* Start *
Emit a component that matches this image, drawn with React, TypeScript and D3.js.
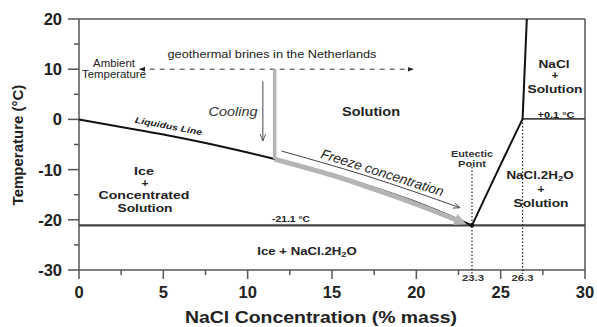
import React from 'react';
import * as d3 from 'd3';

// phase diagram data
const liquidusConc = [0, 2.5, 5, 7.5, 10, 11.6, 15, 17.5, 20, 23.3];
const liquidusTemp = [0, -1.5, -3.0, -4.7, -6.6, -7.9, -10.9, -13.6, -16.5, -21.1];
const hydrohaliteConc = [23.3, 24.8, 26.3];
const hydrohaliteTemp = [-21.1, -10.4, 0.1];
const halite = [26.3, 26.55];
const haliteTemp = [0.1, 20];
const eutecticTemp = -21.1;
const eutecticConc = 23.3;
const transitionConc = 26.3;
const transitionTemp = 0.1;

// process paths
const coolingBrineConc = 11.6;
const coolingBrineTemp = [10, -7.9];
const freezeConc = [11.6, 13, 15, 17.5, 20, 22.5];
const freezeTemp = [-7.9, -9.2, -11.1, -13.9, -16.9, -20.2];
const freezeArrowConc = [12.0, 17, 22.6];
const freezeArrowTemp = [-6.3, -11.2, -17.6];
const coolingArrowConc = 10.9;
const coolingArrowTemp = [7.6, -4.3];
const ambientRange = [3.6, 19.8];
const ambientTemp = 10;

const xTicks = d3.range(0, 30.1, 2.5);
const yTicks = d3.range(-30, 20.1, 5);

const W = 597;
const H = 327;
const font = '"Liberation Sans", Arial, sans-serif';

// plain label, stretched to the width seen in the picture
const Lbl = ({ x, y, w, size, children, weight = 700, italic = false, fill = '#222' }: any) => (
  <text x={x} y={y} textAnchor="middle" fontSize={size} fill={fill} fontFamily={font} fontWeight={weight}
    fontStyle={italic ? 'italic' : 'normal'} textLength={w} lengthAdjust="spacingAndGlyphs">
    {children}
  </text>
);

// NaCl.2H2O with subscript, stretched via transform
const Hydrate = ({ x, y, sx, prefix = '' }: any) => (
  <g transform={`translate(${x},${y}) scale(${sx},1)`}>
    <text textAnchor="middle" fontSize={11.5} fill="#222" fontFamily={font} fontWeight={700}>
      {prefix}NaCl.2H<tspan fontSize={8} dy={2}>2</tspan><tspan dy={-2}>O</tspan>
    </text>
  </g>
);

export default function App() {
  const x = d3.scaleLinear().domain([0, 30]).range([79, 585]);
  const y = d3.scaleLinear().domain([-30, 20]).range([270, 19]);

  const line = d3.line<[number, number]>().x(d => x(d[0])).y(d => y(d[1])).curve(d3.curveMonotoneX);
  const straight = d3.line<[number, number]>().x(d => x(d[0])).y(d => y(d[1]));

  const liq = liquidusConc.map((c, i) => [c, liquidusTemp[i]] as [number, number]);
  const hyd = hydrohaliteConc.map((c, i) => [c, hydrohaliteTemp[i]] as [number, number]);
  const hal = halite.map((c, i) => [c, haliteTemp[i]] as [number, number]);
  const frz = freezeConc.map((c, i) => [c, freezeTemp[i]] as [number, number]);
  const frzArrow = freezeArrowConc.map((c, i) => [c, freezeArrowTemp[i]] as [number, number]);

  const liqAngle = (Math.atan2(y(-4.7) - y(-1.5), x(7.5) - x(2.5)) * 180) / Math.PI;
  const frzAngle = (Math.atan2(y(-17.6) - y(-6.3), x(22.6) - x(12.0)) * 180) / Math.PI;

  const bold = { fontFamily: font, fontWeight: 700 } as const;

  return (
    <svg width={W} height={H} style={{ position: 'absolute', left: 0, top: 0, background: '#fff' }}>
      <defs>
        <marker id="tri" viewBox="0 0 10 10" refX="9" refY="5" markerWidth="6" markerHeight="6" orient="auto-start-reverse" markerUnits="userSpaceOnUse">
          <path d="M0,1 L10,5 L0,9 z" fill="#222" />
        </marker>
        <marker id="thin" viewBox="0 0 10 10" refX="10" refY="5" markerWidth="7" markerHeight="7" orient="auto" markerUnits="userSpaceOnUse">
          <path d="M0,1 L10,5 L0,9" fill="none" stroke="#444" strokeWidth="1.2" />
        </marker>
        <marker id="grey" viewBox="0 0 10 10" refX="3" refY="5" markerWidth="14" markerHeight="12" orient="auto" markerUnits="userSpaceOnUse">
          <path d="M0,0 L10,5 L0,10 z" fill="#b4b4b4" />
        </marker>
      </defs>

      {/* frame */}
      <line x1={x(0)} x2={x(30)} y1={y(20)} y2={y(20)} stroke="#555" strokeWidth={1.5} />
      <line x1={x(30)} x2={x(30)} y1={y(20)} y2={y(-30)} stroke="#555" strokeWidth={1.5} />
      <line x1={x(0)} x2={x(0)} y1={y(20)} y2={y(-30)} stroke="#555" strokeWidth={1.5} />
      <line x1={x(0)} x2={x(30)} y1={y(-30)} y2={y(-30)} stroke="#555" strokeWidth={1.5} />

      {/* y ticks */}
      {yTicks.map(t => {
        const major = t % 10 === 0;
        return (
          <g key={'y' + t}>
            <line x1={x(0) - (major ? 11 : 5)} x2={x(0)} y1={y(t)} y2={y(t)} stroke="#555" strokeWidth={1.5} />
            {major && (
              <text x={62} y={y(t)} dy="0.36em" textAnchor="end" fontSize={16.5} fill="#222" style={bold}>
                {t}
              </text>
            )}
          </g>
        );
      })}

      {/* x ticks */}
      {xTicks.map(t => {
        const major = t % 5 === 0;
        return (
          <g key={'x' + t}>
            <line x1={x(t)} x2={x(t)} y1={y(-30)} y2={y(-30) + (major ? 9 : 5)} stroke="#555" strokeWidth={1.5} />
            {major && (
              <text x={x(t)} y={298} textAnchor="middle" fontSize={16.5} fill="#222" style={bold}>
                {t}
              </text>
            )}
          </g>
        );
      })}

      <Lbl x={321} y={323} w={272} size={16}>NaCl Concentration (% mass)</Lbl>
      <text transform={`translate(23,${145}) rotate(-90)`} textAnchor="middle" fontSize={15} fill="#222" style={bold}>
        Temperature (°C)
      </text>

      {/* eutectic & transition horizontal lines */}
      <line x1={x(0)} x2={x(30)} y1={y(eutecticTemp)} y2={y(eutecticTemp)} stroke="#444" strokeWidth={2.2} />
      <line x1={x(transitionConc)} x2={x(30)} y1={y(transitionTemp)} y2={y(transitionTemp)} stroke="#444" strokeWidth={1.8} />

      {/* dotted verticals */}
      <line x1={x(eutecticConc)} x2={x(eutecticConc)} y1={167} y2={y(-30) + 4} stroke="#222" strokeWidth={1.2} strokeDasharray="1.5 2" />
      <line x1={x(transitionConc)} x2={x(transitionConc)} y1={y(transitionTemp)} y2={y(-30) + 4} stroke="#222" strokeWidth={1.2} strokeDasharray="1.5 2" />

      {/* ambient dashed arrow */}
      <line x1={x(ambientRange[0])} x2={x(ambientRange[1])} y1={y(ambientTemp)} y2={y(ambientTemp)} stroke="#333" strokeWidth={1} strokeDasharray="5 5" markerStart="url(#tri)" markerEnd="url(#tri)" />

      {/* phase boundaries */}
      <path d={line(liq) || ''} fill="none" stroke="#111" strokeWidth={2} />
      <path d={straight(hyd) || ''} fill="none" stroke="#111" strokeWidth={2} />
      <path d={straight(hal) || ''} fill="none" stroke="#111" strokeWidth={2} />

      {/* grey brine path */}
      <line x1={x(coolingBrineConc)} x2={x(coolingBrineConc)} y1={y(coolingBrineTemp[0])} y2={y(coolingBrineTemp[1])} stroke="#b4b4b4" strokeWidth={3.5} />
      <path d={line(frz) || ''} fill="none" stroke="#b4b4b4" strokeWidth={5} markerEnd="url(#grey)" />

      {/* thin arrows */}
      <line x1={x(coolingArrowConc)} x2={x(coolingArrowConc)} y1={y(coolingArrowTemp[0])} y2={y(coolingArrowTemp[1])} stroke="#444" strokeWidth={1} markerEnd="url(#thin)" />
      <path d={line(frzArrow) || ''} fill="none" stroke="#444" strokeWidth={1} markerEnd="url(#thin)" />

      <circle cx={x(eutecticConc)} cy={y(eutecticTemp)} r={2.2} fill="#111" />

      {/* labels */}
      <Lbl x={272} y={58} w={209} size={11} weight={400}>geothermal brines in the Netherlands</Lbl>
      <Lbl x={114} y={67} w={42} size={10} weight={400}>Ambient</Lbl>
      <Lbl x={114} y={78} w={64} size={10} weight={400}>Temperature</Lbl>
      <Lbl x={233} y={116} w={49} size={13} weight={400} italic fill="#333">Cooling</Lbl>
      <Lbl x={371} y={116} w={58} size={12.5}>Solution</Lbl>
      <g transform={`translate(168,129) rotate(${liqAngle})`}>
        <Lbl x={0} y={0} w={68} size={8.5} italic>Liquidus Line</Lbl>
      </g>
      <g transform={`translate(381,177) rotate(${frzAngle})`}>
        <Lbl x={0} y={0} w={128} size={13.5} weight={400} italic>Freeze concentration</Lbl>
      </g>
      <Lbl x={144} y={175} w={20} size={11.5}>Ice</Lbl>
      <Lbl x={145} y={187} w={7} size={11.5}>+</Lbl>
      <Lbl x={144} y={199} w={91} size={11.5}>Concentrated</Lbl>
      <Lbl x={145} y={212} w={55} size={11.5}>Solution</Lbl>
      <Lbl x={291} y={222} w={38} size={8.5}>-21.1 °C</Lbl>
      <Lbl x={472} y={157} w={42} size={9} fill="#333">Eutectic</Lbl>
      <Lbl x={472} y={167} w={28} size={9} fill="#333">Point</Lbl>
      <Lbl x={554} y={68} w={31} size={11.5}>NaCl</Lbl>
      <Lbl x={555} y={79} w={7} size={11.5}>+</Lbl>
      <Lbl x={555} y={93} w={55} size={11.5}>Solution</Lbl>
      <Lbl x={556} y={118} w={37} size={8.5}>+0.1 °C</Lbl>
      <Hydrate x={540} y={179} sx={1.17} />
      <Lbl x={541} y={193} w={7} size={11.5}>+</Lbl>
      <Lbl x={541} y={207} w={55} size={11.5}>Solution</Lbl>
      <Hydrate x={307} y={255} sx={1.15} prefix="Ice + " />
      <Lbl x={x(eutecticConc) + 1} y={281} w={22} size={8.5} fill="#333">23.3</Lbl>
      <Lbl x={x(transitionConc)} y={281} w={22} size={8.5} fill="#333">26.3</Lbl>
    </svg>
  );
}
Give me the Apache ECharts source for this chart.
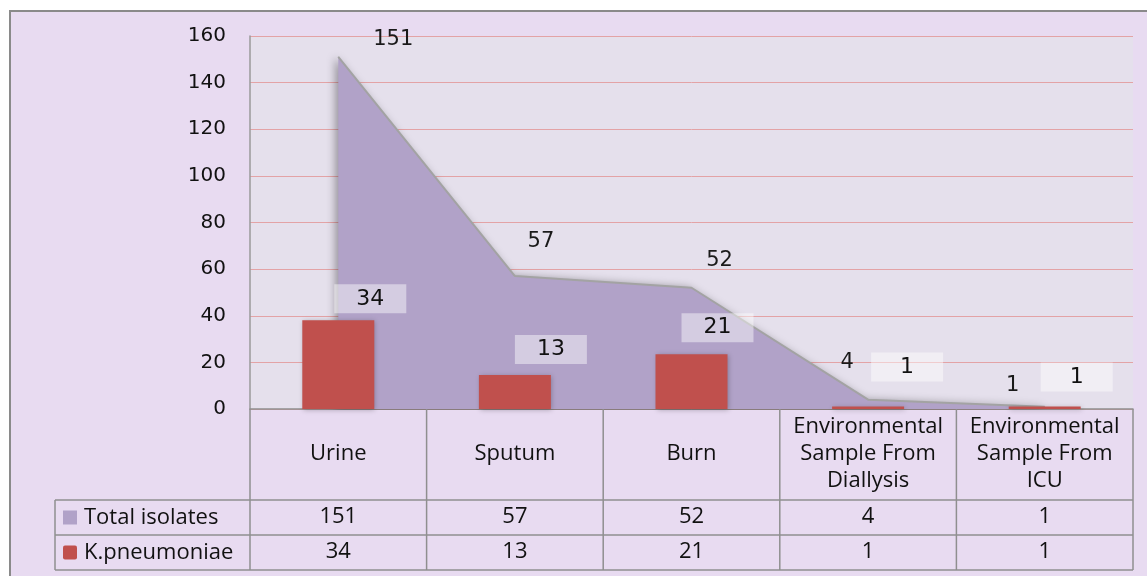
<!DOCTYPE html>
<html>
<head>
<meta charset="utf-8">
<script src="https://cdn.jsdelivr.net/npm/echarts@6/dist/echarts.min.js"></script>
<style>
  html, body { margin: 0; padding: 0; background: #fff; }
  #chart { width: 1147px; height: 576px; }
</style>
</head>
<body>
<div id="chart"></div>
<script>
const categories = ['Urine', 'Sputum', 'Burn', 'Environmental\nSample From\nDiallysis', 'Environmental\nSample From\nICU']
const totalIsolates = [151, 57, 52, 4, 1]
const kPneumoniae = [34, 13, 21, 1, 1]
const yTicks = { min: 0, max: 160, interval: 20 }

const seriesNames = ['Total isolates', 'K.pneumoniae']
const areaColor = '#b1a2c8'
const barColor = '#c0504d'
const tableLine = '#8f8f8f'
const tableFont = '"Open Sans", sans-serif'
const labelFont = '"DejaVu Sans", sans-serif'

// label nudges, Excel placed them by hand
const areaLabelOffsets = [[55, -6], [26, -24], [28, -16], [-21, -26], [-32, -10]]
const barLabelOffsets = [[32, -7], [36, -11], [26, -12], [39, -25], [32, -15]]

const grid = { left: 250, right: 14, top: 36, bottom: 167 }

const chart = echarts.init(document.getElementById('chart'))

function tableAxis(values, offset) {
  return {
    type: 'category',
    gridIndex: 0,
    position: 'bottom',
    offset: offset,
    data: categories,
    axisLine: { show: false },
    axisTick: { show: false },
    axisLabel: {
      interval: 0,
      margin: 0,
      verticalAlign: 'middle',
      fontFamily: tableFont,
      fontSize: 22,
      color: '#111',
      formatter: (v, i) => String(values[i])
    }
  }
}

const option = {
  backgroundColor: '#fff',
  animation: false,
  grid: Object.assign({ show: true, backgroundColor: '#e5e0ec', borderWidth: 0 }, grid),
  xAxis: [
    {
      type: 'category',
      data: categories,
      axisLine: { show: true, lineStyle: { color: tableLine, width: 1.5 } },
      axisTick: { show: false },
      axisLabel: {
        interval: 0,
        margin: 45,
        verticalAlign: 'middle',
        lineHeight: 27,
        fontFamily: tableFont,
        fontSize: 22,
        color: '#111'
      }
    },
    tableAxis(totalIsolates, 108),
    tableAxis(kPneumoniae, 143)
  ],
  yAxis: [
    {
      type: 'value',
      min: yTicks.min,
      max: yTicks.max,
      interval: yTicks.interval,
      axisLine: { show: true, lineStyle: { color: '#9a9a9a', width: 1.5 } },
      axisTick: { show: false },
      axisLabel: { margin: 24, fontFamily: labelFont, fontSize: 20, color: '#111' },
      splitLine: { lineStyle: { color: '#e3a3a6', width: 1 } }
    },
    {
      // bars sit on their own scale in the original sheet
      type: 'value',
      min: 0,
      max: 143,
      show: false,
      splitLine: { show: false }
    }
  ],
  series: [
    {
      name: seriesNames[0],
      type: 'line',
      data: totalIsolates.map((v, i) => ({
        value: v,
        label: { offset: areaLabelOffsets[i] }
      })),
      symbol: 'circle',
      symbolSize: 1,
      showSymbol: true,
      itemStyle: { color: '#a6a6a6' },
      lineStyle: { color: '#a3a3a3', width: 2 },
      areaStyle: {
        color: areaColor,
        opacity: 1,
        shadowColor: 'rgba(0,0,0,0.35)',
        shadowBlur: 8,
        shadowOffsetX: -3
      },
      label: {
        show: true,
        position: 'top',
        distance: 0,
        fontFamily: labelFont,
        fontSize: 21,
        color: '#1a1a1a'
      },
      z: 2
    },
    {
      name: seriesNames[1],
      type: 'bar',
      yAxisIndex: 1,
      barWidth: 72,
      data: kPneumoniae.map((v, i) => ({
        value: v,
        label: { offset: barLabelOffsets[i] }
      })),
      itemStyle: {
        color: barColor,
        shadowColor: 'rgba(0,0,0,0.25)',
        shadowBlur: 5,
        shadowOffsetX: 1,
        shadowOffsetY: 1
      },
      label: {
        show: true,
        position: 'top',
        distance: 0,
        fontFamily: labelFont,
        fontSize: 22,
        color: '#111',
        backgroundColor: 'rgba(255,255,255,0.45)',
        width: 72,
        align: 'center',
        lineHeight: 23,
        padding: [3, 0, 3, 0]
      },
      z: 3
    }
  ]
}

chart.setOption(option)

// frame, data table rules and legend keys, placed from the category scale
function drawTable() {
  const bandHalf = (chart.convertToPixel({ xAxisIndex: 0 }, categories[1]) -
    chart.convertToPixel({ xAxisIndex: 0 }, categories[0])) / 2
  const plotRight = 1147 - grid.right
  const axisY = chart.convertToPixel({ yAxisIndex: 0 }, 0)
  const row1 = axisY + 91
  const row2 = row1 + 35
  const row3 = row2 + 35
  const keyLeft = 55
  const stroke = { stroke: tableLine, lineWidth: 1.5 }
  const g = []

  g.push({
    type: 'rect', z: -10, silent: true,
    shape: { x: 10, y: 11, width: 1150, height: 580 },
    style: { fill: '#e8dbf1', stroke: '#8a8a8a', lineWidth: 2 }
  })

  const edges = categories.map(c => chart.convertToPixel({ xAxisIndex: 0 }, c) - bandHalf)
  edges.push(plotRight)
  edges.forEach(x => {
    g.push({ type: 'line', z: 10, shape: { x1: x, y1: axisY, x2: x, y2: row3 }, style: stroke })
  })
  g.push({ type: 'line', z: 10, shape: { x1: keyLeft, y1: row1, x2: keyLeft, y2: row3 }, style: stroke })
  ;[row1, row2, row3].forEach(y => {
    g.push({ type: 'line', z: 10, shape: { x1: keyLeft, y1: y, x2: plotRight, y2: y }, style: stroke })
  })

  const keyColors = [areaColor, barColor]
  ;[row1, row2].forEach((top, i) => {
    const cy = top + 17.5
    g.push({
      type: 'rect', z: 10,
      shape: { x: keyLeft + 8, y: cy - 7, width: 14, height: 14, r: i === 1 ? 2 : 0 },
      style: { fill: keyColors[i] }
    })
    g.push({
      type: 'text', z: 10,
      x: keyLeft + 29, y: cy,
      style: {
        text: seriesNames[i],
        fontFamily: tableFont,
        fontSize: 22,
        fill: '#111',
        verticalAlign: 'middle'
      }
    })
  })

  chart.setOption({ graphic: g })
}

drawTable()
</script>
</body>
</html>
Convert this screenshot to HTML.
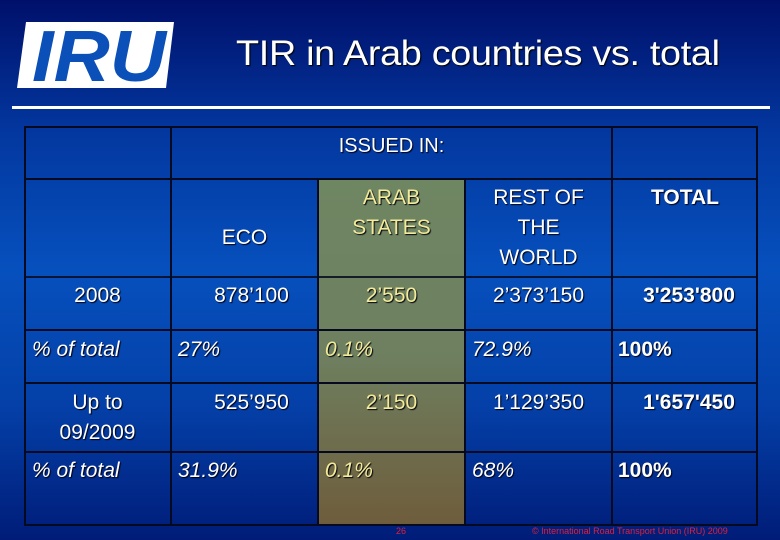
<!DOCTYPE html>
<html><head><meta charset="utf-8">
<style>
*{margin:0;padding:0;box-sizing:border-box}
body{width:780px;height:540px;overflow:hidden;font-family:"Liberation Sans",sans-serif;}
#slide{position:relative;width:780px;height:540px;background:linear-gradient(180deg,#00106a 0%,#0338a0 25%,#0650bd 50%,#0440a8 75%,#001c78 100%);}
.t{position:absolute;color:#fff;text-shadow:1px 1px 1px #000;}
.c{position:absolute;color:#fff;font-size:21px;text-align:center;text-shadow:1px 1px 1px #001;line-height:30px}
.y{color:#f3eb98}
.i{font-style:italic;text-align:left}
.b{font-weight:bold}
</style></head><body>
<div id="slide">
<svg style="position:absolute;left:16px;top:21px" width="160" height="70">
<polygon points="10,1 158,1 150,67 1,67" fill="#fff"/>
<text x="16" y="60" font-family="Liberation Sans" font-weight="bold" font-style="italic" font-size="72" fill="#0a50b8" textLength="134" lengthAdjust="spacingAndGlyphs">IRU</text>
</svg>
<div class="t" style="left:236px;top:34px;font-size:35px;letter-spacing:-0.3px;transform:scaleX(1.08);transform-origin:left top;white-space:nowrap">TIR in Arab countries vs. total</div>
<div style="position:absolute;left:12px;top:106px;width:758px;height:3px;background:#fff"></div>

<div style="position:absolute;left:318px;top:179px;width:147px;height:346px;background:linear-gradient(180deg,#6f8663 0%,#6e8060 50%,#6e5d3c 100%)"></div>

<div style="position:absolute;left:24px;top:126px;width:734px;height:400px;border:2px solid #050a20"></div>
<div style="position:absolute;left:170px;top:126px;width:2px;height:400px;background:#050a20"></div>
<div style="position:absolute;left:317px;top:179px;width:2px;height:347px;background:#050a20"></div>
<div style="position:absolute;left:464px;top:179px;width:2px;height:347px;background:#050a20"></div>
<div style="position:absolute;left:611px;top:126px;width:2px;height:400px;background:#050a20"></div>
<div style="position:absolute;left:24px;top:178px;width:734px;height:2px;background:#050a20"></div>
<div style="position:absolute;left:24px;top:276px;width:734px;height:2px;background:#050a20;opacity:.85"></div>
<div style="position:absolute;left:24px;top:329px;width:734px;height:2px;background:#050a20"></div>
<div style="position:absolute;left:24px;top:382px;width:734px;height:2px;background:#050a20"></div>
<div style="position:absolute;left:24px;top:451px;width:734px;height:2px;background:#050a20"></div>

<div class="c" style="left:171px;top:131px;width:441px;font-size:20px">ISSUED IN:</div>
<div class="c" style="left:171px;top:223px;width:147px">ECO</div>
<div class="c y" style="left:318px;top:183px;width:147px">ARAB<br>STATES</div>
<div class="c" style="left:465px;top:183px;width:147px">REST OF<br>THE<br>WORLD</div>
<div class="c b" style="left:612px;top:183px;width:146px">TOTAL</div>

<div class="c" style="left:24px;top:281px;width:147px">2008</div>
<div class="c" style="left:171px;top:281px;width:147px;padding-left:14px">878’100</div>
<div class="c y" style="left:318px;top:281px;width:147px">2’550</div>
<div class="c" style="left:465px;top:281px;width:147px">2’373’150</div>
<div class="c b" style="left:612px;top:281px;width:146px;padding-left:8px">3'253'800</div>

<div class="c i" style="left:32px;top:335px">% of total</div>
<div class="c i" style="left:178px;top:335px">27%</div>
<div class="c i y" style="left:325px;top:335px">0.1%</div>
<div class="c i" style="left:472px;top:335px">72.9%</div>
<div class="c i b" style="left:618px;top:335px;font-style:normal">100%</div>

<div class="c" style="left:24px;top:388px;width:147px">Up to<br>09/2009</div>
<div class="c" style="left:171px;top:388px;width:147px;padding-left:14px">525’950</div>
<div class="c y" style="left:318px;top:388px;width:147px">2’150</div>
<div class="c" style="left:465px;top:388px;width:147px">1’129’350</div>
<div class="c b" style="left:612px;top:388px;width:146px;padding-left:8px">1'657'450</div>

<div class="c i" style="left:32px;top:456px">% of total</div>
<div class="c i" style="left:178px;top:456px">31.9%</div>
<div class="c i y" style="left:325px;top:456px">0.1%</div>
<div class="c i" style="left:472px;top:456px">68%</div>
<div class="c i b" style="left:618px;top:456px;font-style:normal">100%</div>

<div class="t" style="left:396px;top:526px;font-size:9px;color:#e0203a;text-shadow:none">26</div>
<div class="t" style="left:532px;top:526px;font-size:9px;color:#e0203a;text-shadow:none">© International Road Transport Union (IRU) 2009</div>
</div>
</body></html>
* End *
# Exercise directions
Reproduce the material above exactly, first line through the line that contains "import * as d3 from 'd3';", minus the pictures.

# Solved exercise
Emit a component that matches this image, drawn with React, TypeScript and D3.js.
import React from 'react';
import * as d3 from 'd3';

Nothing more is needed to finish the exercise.